There will be no access for businesses along Highway 23 from L Street to the canal. This area has both established businesses but also two new strip malls built about four years ago. Residents looking over the 100-foot bridge maps just shook their heads in frustration to see that the maps used were so old the two strip malls had
not yet been built.

“Under the 100-foot plan, it would hurt,” said Corey Arbourgh, General Manager
of Bayou Barriere Golf Club. “The plan sends all of my customers—conservatively
40,000 cars per year— through subdivisions.”

“Once this is serious, just have the affected businesses meet,” suggested Arbourgh.

Money and Tolls

The costs of the three options are relatively close:
• 100-foot fixed bridge: $201 million
• 70-foot lift bridge: $189.3 – $198 million
• 60-foot lift bridge: $170 – $179 million.

“It should eventually be cost affective to build the fixed bridge,” reasoned Stanley Gaudet of Jesuit Bend, meaning that with no lift equipment to maintain and replace, and no bridge tender to employ, the savings make the fixed bridge the most cost effective option.

“It would be stupid to spend $198 million on a lift bridge,” said Belle Chasse resident Irvin Juneau. “It would be twice as stupid to put a toll on it.”

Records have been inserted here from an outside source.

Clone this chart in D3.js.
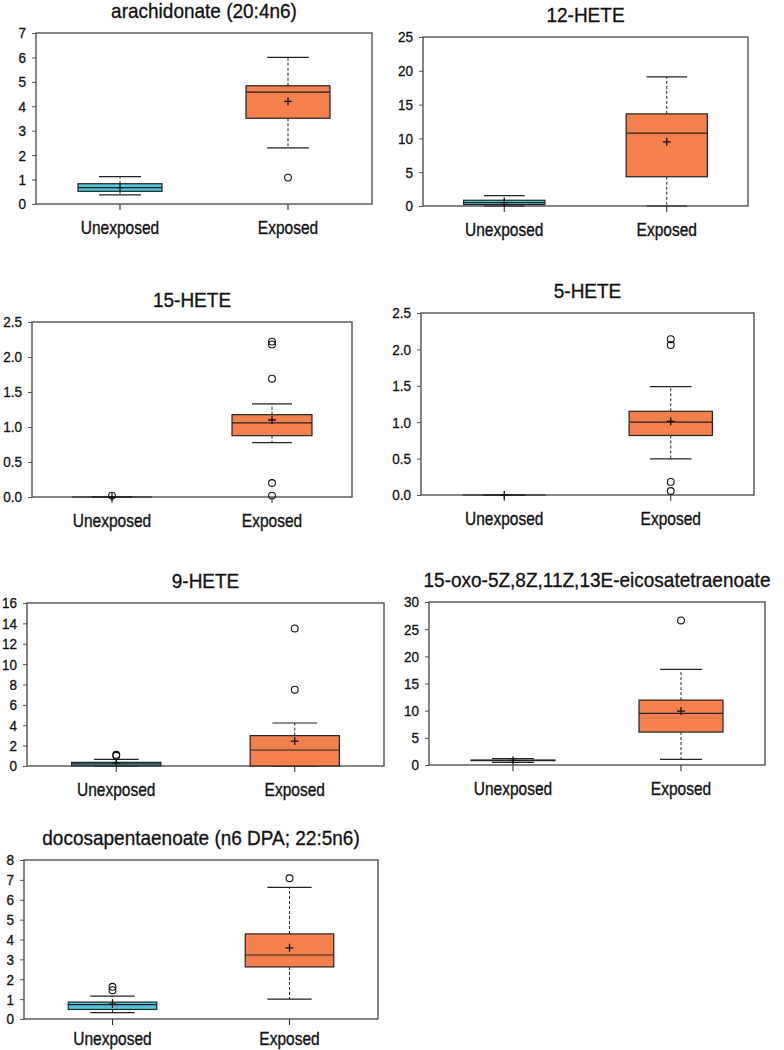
<!DOCTYPE html>
<html>
<head>
<meta charset="utf-8">
<script src="https://cdn.jsdelivr.net/npm/d3@7"></script>
<style>
  html, body { margin: 0; padding: 0; background: #fff; }
  text { font-family: "Liberation Sans", Arial, sans-serif; fill: #111; stroke: #111; stroke-width: 0.3px; }
</style>
</head>
<body>
<script>
// ---------------- DATA ----------------
const categories = ["Unexposed", "Exposed"];
const titles = [
  "arachidonate (20:4n6)",
  "12-HETE",
  "15-HETE",
  "5-HETE",
  "9-HETE",
  "15-oxo-5Z,8Z,11Z,13E-eicosatetraenoate",
  "docosapentaenoate (n6 DPA; 22:5n6)"
];
const yMax  = [7, 25, 2.5, 2.5, 16, 30, 8];
const yStep = [1, 5, 0.5, 0.5, 2, 5, 1];
const yDecimals = [0, 0, 1, 1, 0, 0, 0];

// five-number boxes per panel: [lowWhisker, q1, median, q3, highWhisker] for [Unexposed, Exposed]
const arachidonateBoxes = [[0.37, 0.52, 0.67, 0.83, 1.12], [2.30, 3.51, 4.58, 4.84, 6.00]];
const hete12Boxes       = [[0.00, 0.20, 0.50, 0.85, 1.53], [0.00, 4.33, 10.78, 13.63, 19.10]];
const hete15Boxes       = [[0.00, 0.00, 0.00, 0.00, 0.00], [0.776, 0.876, 1.06, 1.176, 1.33]];
const hete5Boxes        = [[0.00, 0.00, 0.00, 0.00, 0.00], [0.495, 0.817, 1.00, 1.15, 1.49]];
const hete9Boxes        = [[0.00, 0.02, 0.20, 0.36, 0.65], [0.00, 0.00, 1.57, 2.98, 4.22]];
const oxoEteBoxes       = [[0.50, 0.80, 0.85, 0.90, 1.20], [1.04, 6.06, 9.49, 11.94, 17.60]];
const dpaBoxes          = [[0.32, 0.48, 0.72, 0.85, 1.15], [1.00, 2.62, 3.22, 4.28, 6.62]];

// means per panel [Unexposed, Exposed]
const arachidonateMeans = [0.67, 4.20];
const hete12Means       = [0.50, 9.50];
const hete15Means       = [0.00, 1.10];
const hete5Means        = [0.00, 1.01];
const hete9Means        = [0.30, 2.45];
const oxoEteMeans       = [0.85, 9.92];
const dpaMeans          = [0.75, 3.58];

// outliers per panel [Unexposed, Exposed]
const arachidonateOutliers = [[], [1.08]];
const hete12Outliers       = [[], []];
const hete15Outliers       = [[0.02], [2.22, 2.18, 1.69, 0.20, 0.02]];
const hete5Outliers        = [[], [2.14, 2.06, 0.18, 0.055]];
const hete9Outliers        = [[1.10, 1.00], [13.5, 7.49]];
const oxoEteOutliers       = [[], [26.6]];
const dpaOutliers          = [[1.62, 1.45], [7.08]];

const allBoxes = [arachidonateBoxes, hete12Boxes, hete15Boxes, hete5Boxes, hete9Boxes, oxoEteBoxes, dpaBoxes];
const allMeans = [arachidonateMeans, hete12Means, hete15Means, hete5Means, hete9Means, oxoEteMeans, dpaMeans];
const allOutliers = [arachidonateOutliers, hete12Outliers, hete15Outliers, hete5Outliers, hete9Outliers, oxoEteOutliers, dpaOutliers];

// ---------------- LAYOUT ----------------
// plot frames [left, top, right, bottom]
const layout = [
  [36, 33, 372, 204],
  [423, 37, 748, 206],
  [32, 322, 352, 497],
  [421, 313, 754, 495],
  [27, 603, 384, 766],
  [429, 602, 765, 765],
  [24, 860, 378, 1019]
];
const labelOffset = [30, 30, 30, 30, 30, 30, 26];
const fills = ["#52C5DC", "#F4804E"];

const svg = d3.select("body").append("svg")
  .attr("width", 784).attr("height", 1050);

titles.forEach((title, i) => {
  const [L, T, R, B] = layout[i];
  const g = svg.append("g");
  const y = d3.scaleLinear().domain([0, yMax[i]]).range([B, T]);
  const x = d3.scalePoint().domain(categories).range([L, R]).padding(0.5);
  const bw = x.step() / 2;
  const capW = bw / 2;

  // title
  g.append("text")
    .attr("transform", `translate(${(L + R) / 2},${T - 15}) scale(1,1.05)`)
    .attr("text-anchor", "middle")
    .style("font-size", "19px")
    .text(title);

  // y axis
  const tv = d3.range(0, yMax[i] + yStep[i] / 2, yStep[i]);
  const ax = g.append("g")
    .attr("transform", `translate(${L},0)`)
    .call(d3.axisLeft(y).tickValues(tv).tickFormat(d3.format("." + yDecimals[i] + "f")).tickSize(4).tickPadding(6));
  ax.select(".domain").remove();
  ax.selectAll(".tick line").attr("stroke", "#555");
  ax.selectAll(".tick text")
    .attr("transform", "scale(1,1.15)")
    .style("font-size", "13.5px")
    .attr("fill", "#111");

  // x axis ticks + labels
  categories.forEach(c => {
    g.append("line")
      .attr("x1", x(c)).attr("x2", x(c))
      .attr("y1", B).attr("y2", B + 6)
      .attr("stroke", "#222").attr("stroke-width", 1);
    g.append("text")
      .attr("transform", `translate(${x(c)},${B + labelOffset[i]}) scale(1,1.2)`)
      .attr("text-anchor", "middle")
      .style("font-size", "15.5px")
      .text(c);
  });

  // frame
  g.append("rect")
    .attr("x", L).attr("y", T)
    .attr("width", R - L).attr("height", B - T)
    .attr("fill", "none").attr("stroke", "#444").attr("stroke-width", 1.3);

  // boxes
  categories.forEach((c, k) => {
    const [lo, q1, med, q3, hi] = allBoxes[i][k];
    const cx = x(c);
    const bg = g.append("g");
    // whiskers (dashed)
    bg.append("line").attr("x1", cx).attr("x2", cx).attr("y1", y(q3)).attr("y2", y(hi))
      .attr("stroke", "#222").attr("stroke-dasharray", "3,2");
    bg.append("line").attr("x1", cx).attr("x2", cx).attr("y1", y(q1)).attr("y2", y(lo))
      .attr("stroke", "#222").attr("stroke-dasharray", "3,2");
    // caps
    [lo, hi].forEach(v => {
      bg.append("line").attr("x1", cx - capW / 2).attr("x2", cx + capW / 2)
        .attr("y1", y(v)).attr("y2", y(v))
        .attr("stroke", "#222").attr("stroke-width", 1.2);
    });
    // box
    bg.append("rect")
      .attr("x", cx - bw / 2).attr("y", y(q3))
      .attr("width", bw).attr("height", Math.max(0, y(q1) - y(q3)))
      .attr("fill", fills[k]).attr("stroke", "#222").attr("stroke-width", 1.2);
    // median
    bg.append("line").attr("x1", cx - bw / 2).attr("x2", cx + bw / 2)
      .attr("y1", y(med)).attr("y2", y(med))
      .attr("stroke", "#222").attr("stroke-width", 1.2);
    // mean (+)
    const my = y(allMeans[i][k]);
    bg.append("path")
      .attr("d", `M${cx - 4},${my}H${cx + 4}M${cx},${my - 4}V${my + 4}`)
      .attr("stroke", "#111").attr("stroke-width", 1.3).attr("fill", "none");
    // outliers
    bg.selectAll("circle.o").data(allOutliers[i][k]).enter()
      .append("circle")
      .attr("cx", cx).attr("cy", d => y(d)).attr("r", 3.4)
      .attr("fill", "none").attr("stroke", "#111").attr("stroke-width", 1.1);
  });
});
</script>
</body>
</html>
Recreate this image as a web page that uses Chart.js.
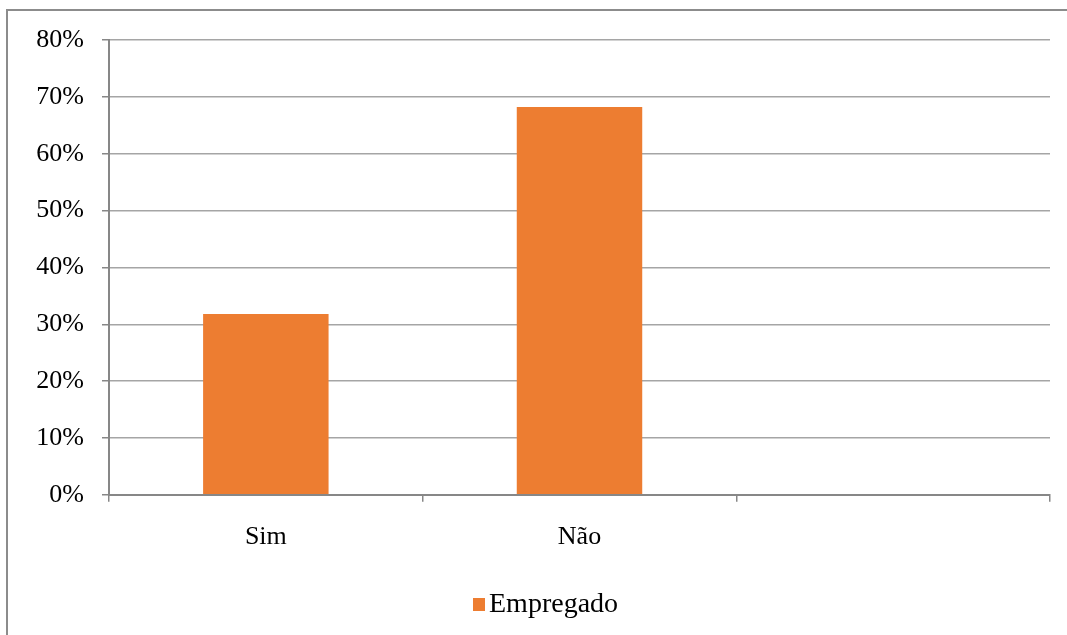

Much of the conversations at the meeting focused on a potential toll. Parish President Billy Nungesser, in a Tuesday morning interview on WWL 870 radio with Tommy Tucker, said that getting a private company in to build a 60-foot bridge and toll it until it was paid off would be a quicker solution than waiting for state and federal dollars; the 60-foot lift bridge would not interrupt current traffic flow and would not force some businesses and residents to relocated.

It is not a popular solution, even among other elected officials.

“I’m not advocating a toll for the Highway 23 bridge,” said Heitmeier several times throughout the meeting to Belle Chasse residents. He said tolls were never a part of his plan for replacing the bridge and tunnel.

“We’re going to need local money, state money and federal money,” said Heitmeier.
But he said he is confident that funding will come through. “It’s an important artery with significant commerce— oil and gas.”

Projects like the bridge and tunnel replacement require more meetings and public hearings.

“I’m 70,” said Juneau. “I’m hoping it will be done when I’m 85.”